GS Logo
The Green Sheet, Inc

Please Log in

A Thing

What's Up With The Fed?

 

Located in a dozen cities-with branches in another 25-the Fed's palatial banks suggest permanence and importance. They operate with great independence far from the Fed's power center in Washington, and with $451 billion in assets, are staggeringly wealthy. Yet, last year the Fed processed only 27% of the nation's checks, and the numbers continue to decline, declining over 18% in the last two years.

 

Where have all those checks gone you ask? Well, they have gone to private sector clearing, which has grown even more than the Fed check volume has declined.

 

 

Currently, the National Clearing House Association (NCHA) provides a private clearinghouse alternative in every Federal Reserve Bank District, and clears more than 3 million checks each day.

 

Since the Fed's implementation of Reg. CC (The Expedited Funds Availability Act), private clearing has barely been able to keep up with the movement from the Fed to NCHA. So why then is the Fed still adding capacity?

 

One answer is that the Fed is streamlining for an announcement of lowered pricing, that will give NCHA a run for their money.

 

But the plumbing at the Fed banks seems to be getting rusty, despite their heavy spending. Rapid changes in technology, consolidation in banking and rising competition in some of their basic services threaten to make Fed banks costly relics. While this can be said of much of our governmental structure, the Fed is unique, since it is mandated by law to be a zero-cost organization.

 

Despite huge shifts in the nation's population and economy, the basic structure of the Fed has changed little since its inception in 1913.

 

 

Perhaps the following story will make the point even more clearly. On September 12th, 1996, I presented the United States Check Growth Study, Results of 1996 Research at the Federal Reserve Bank of San Francisco. The speaker from the Federal Reserve speaking just before me, Ms. Lee C. Dwyer, Manager of Check Processing for the Federal Reserve Bank of San Francisco, noted for the audience that since she came to the Fed, check processing had declined 50%, and she had been obliged to reduce her staff 20%.

 

This statement was made in earnest, without a realization that the staffing decline did not match the work decline, or reflect any savings from the Fed's substantial investment in automation.

 

While the Fed continues to make capital investments in its future, it is hard to say how the Fed really views their participation in paper check clearing, or the future of checks.

 

Paul M. Connolly, Retail Payments Product Director for the Federal Reserve, noted in April 1996, "Even if we all get behind electronic payments, change is more likely to come slowly than swiftly. We will have many billions of checks to process each year for a long time."

 

Without check-clearing, the Minneapolis Fed might not need its costly new building and the hundreds of employees who work three shifts shuffling checks.

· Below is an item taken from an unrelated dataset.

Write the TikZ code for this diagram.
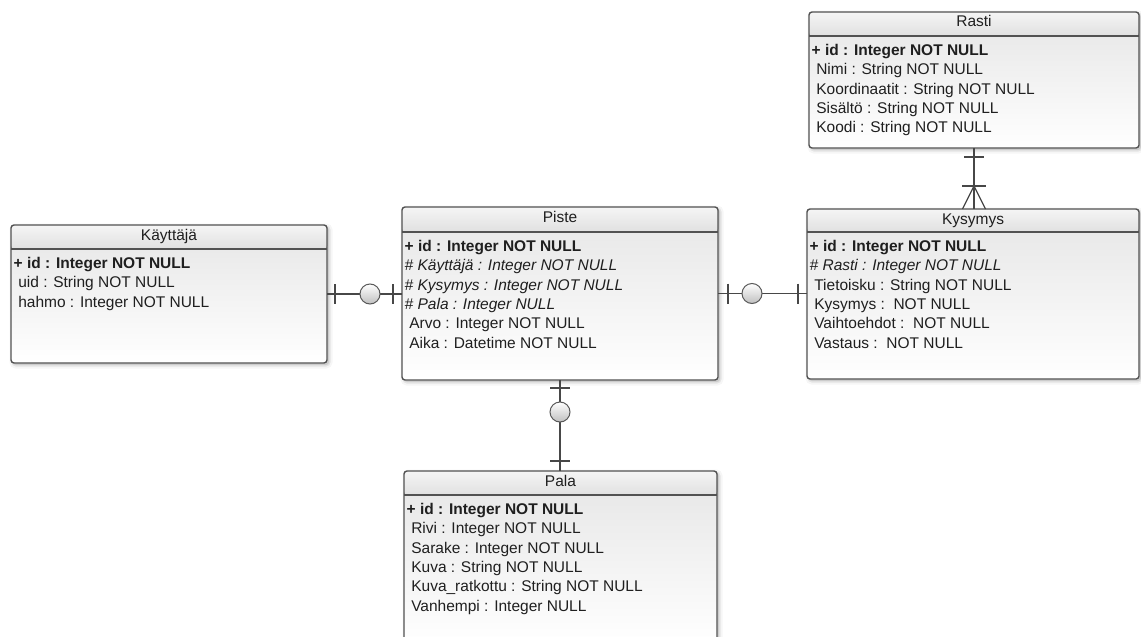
\documentclass[tikz,border=0pt]{standalone}
\usepackage{fontspec}
\setmainfont{Liberation Sans}
\usetikzlibrary{shadows,calc}
\newcommand\erind{\hspace{4.6pt}}
\tikzset{
  boxbg/.style={rectangle, rounded corners=3pt, outer sep=0pt, inner sep=0pt,
    top color=black!10, bottom color=white,
    general shadow={fill=black, draw=black, line width=7pt, opacity=0.035, shadow xshift=2pt, shadow yshift=-2pt},
    general shadow={fill=black, draw=black, line width=3pt, opacity=0.07, shadow xshift=2pt, shadow yshift=-2pt}},
  headfill/.style={top color=black!4, bottom color=black!12},
  border/.style={draw=black!68, line width=1.4pt},
  titletext/.style={anchor=base, inner sep=0pt, text=black!88, font=\fontsize{15.5}{18}\selectfont},
  rowtext/.style={anchor=base west, inner sep=0pt, text=black!88, font=\fontsize{15.5}{18}\selectfont},
  conn/.style={draw=black!72, line width=1.2pt},
  optcircle/.style={circle, minimum size=20pt, inner sep=0pt, draw=black!65, line width=1pt, top color=white, bottom color=black!25},
}
% #1 name, #2 left, #3 top, #4 right, #5 bottom, #6 header line y, #7 title
\newcommand\erentity[7]{%
  \node[boxbg, anchor=north west, minimum width={(#4-#2)*1pt}, minimum height={(#5-#3)*1pt}] (#1) at (#2,#3) {};
  \fill[headfill, rounded corners=3pt] (#1.north west) rectangle (#1.east |- 0,#6);
  \draw[border, rounded corners=3pt] (#1.north west) rectangle (#1.south east);
  \draw[border] (#1.west |- 0,#6) -- (#1.east |- 0,#6);
  \node[titletext] (#1-t) at ({(#2+#4)/2},{#3+15}) {#7};
}
% #1 name, #2 left, #3 header line y, #4 rows
\newcommand\errows[4]{%
  \foreach \rowtxt [count=\i] in {#4}
    \node[rowtext] (#1-r\i) at ({#2+2.5},{#3+19.3+19.4*(\i-1)}) {\rowtxt};
}
\begin{document}
\begin{tikzpicture}[x=1pt,y=-1pt]
\fill[white] (0,0) rectangle (1141,637);
\useasboundingbox (0,0) rectangle (1141,637);

\erentity{kay}{11}{225}{327}{363}{249}{Käyttäjä}
\errows{kay}{11}{249}{{\textbf{+ id : Integer NOT NULL}},{\erind uid : String NOT NULL},{\erind hahmo : Integer NOT NULL}}

\erentity{piste}{402}{207}{718}{380}{232}{Piste}
\errows{piste}{402}{232}{{\textbf{+ id : Integer NOT NULL}},{\textit{\# Käyttäjä : Integer NOT NULL}},{\textit{\# Kysymys : Integer NOT NULL}},{\textit{\# Pala : Integer NULL}},{\erind Arvo : Integer NOT NULL},{\erind Aika : Datetime NOT NULL}}

\erentity{rasti}{809}{12}{1139}{148}{36}{Rasti}
\errows{rasti}{809}{36}{{\textbf{+ id : Integer NOT NULL}},{\erind Nimi : String NOT NULL},{\erind Koordinaatit : String NOT NULL},{\erind Sisältö : String NOT NULL},{\erind Koodi : String NOT NULL}}

\erentity{kys}{807}{209}{1139}{379}{232}{Kysymys}
\errows{kys}{807}{232}{{\textbf{+ id : Integer NOT NULL}},{\textit{\# Rasti : Integer NOT NULL}},{\erind Tietoisku : String NOT NULL},{\erind Kysymys :\ \ NOT NULL},{\erind Vaihtoehdot :\ \ NOT NULL},{\erind Vastaus :\ \ NOT NULL}}

\erentity{pala}{404}{471}{717}{646}{495}{Pala}
\errows{pala}{404}{495}{{\textbf{+ id : Integer NOT NULL}},{\erind Rivi : Integer NOT NULL},{\erind Sarake : Integer NOT NULL},{\erind Kuva : String NOT NULL},{\erind Kuva\_ratkottu : String NOT NULL},{\erind Vanhempi : Integer NULL}}

% Käyttäjä -- Piste
\draw[conn] (kay.east) -- (kay.east -| piste.west);
\draw[conn] ([xshift=8pt]kay.east) ++(0,-10) -- ++(0,20);
\draw[conn] ([xshift=-9pt]kay.east -| piste.west) ++(0,-10) -- ++(0,20);
\node[optcircle] (c1) at ([xshift=43pt]kay.east) {};

% Piste -- Kysymys
\draw[conn] (piste.east) -- (piste.east -| kys.west);
\draw[conn] ([xshift=10pt]piste.east) ++(0,-10) -- ++(0,20);
\draw[conn] ([xshift=-9pt]piste.east -| kys.west) ++(0,-10) -- ++(0,20);
\node[optcircle] (c2) at ([xshift=34pt]piste.east) {};

% Piste -- Pala
\draw[conn] (piste.south) -- (piste.south |- pala.north);
\draw[conn] ([yshift=-8pt]piste.south) ++(-10,0) -- ++(20,0);
\draw[conn] ([yshift=10pt]piste.south |- pala.north) ++(-10,0) -- ++(20,0);
\node[optcircle] (c3) at ([yshift=-32pt]piste.south) {};

% Rasti -- Kysymys
\draw[conn] (rasti.south) -- (rasti.south |- kys.north);
\draw[conn] ([yshift=-9pt]rasti.south) ++(-10,0) -- ++(20,0);
\coordinate (crow) at ([yshift=-38pt]rasti.south);
\draw[conn] (crow) ++(-12,0) -- ++(24,0);
\draw[conn] ([xshift=-11.5pt]rasti.south |- kys.north) -- (crow) -- ([xshift=11.5pt]rasti.south |- kys.north);
\end{tikzpicture}
\end{document}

It could eliminate huge overhead costs and focus on distributing U.S. currency and monitoring the local economy.

 

But then again, it would have to concede check clearing to the private sector, and that is not likely to happen in my lifetime.

 

While the Federal Reserve Board announced over 25 years ago that it intended to move towards an electronic system, the number of paper checks has continued to increase instead of decline.

 

Given that the Fed reported in August of 1983 that, "Between 1987 and 1989, we expect personal check writing to reach its historic plateau for the twentieth century," it can be said that the Fed has been less than accurate about predicting the future of checks.

 

Again, the Fed's Paul Connolly, speaking at the National Automated Clearing House Association 1996 Payments Conference said, "The more we believe the check will endure as a popular means of payment, the more we should commit to changing the check system for the better, with electronics."

 

Maybe the current Fed position is simply to stay in the game, as long as there is a game, and figure out the rest whenever that becomes necessary.